## EXERCISE DESCRIPTION
Everything from the line containing "Write the React, TypeScript" through the line containing "Chart.register(...registerables);" should be repeated exactly, and nothing else from the data.

---

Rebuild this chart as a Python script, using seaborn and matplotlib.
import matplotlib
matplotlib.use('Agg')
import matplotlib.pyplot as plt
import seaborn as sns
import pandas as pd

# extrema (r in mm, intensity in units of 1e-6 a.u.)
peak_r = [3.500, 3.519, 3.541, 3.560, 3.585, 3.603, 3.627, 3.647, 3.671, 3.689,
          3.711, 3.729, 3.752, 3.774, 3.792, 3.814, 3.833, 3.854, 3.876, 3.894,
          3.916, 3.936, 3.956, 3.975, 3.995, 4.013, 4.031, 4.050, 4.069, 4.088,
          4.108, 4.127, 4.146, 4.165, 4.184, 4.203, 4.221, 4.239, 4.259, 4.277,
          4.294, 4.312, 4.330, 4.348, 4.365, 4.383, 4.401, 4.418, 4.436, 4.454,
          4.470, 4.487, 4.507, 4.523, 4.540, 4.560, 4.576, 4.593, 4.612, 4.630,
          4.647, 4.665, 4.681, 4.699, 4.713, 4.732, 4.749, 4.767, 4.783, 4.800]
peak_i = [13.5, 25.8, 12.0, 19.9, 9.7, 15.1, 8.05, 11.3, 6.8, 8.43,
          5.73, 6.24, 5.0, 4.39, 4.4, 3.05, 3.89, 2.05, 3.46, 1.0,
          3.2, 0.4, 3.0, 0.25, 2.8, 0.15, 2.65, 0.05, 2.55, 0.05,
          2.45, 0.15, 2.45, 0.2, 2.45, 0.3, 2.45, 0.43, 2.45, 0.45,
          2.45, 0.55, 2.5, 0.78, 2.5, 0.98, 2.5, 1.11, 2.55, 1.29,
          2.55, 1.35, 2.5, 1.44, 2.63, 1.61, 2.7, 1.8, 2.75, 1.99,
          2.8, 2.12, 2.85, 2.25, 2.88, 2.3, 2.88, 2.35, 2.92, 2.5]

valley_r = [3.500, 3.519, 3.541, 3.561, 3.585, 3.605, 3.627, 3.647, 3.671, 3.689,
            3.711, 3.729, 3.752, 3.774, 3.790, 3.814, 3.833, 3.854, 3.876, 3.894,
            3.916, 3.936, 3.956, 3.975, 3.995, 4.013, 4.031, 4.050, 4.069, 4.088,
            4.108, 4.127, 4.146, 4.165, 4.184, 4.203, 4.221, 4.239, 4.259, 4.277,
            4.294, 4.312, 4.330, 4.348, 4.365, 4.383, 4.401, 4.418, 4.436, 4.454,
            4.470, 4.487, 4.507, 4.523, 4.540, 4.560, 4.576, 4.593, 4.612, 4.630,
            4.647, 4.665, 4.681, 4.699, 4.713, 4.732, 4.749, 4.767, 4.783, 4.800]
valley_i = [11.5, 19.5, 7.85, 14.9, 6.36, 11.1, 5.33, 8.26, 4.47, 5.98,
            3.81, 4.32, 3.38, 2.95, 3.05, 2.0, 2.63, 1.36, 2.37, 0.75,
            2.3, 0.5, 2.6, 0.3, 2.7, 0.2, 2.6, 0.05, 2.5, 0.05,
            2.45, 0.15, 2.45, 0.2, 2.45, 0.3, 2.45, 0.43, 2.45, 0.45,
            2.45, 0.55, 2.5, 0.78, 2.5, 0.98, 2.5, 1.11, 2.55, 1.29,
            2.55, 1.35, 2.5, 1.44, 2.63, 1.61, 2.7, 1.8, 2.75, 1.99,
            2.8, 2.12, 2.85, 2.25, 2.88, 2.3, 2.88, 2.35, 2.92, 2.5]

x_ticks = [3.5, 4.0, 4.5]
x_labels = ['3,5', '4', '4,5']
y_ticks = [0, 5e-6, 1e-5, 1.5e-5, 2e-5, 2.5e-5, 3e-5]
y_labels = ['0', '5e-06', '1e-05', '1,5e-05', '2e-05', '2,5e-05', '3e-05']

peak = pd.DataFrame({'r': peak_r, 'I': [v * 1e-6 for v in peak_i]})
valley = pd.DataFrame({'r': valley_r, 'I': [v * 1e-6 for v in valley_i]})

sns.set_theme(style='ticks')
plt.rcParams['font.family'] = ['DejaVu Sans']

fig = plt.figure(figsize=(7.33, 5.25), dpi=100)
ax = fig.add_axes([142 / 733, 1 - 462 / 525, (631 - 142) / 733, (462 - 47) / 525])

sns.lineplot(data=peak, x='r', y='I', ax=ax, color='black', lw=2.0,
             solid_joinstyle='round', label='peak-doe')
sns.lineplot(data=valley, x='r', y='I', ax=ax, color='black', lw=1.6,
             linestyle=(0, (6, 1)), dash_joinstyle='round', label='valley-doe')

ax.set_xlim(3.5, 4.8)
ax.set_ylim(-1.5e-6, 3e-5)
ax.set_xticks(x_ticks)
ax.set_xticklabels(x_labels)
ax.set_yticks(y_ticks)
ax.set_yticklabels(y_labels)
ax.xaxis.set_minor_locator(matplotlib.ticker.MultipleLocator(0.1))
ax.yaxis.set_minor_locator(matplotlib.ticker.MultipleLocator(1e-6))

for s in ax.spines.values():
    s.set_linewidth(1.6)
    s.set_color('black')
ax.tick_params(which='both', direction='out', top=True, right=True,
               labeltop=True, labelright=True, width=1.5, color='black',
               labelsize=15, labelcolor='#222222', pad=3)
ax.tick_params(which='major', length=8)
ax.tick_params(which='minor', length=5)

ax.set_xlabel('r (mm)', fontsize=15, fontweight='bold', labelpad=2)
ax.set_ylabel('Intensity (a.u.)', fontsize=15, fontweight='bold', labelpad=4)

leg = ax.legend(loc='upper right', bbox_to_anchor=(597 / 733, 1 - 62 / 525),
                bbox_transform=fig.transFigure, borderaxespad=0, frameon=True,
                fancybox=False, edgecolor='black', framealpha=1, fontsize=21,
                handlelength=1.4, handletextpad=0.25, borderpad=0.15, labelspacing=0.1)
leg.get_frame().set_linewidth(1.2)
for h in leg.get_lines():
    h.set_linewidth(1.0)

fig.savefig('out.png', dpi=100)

---

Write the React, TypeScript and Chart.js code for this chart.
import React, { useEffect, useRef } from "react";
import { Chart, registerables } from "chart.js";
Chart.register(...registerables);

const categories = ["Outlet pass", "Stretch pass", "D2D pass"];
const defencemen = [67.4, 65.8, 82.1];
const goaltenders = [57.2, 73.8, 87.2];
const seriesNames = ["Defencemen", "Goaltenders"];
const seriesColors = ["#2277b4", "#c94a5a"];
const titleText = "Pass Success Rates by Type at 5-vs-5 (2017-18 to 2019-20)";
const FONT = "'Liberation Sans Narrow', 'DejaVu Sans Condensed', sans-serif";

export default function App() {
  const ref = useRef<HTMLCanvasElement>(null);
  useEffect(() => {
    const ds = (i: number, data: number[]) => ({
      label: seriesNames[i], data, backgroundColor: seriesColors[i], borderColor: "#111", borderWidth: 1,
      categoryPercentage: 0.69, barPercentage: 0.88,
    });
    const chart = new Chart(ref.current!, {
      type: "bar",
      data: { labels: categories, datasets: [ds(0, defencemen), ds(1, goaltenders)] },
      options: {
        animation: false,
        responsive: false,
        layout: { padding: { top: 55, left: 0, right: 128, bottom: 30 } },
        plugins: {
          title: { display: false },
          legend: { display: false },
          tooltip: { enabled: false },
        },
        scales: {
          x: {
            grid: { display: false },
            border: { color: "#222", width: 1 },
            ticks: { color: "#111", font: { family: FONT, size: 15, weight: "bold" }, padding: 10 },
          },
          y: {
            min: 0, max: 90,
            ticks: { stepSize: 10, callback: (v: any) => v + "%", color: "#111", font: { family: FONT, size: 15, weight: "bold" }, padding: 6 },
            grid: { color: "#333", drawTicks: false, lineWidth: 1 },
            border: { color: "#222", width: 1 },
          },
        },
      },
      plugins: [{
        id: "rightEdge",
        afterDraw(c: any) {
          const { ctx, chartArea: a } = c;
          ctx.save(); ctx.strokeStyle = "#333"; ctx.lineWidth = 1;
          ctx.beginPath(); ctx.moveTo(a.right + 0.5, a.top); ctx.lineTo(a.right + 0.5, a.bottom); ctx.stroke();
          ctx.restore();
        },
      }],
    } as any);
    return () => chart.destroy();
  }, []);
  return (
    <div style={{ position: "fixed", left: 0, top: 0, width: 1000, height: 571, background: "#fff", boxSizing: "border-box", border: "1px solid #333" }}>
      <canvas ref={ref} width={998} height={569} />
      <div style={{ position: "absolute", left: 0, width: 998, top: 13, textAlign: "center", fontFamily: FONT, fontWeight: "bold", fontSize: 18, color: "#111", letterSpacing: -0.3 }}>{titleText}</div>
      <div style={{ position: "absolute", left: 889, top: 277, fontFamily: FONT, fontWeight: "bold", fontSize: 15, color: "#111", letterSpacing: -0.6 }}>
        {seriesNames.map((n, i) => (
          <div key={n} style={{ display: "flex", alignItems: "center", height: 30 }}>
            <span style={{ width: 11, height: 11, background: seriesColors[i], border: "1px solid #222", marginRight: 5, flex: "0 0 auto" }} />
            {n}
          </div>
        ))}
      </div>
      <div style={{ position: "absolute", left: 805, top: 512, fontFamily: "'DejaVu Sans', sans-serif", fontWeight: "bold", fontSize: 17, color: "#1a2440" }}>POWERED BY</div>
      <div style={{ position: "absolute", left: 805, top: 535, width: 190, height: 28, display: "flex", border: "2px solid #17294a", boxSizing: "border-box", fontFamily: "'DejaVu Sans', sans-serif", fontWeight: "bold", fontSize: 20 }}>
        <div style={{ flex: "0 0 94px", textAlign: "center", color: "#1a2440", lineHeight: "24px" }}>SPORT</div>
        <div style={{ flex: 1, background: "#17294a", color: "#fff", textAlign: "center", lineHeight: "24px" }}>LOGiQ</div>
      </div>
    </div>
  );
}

---

## OUTPUT OF THE EXERCISE
Write the React, TypeScript and Chart.js code for this chart.
import React, { useEffect, useRef } from "react";
import { Chart, registerables } from "chart.js";
Chart.register(...registerables);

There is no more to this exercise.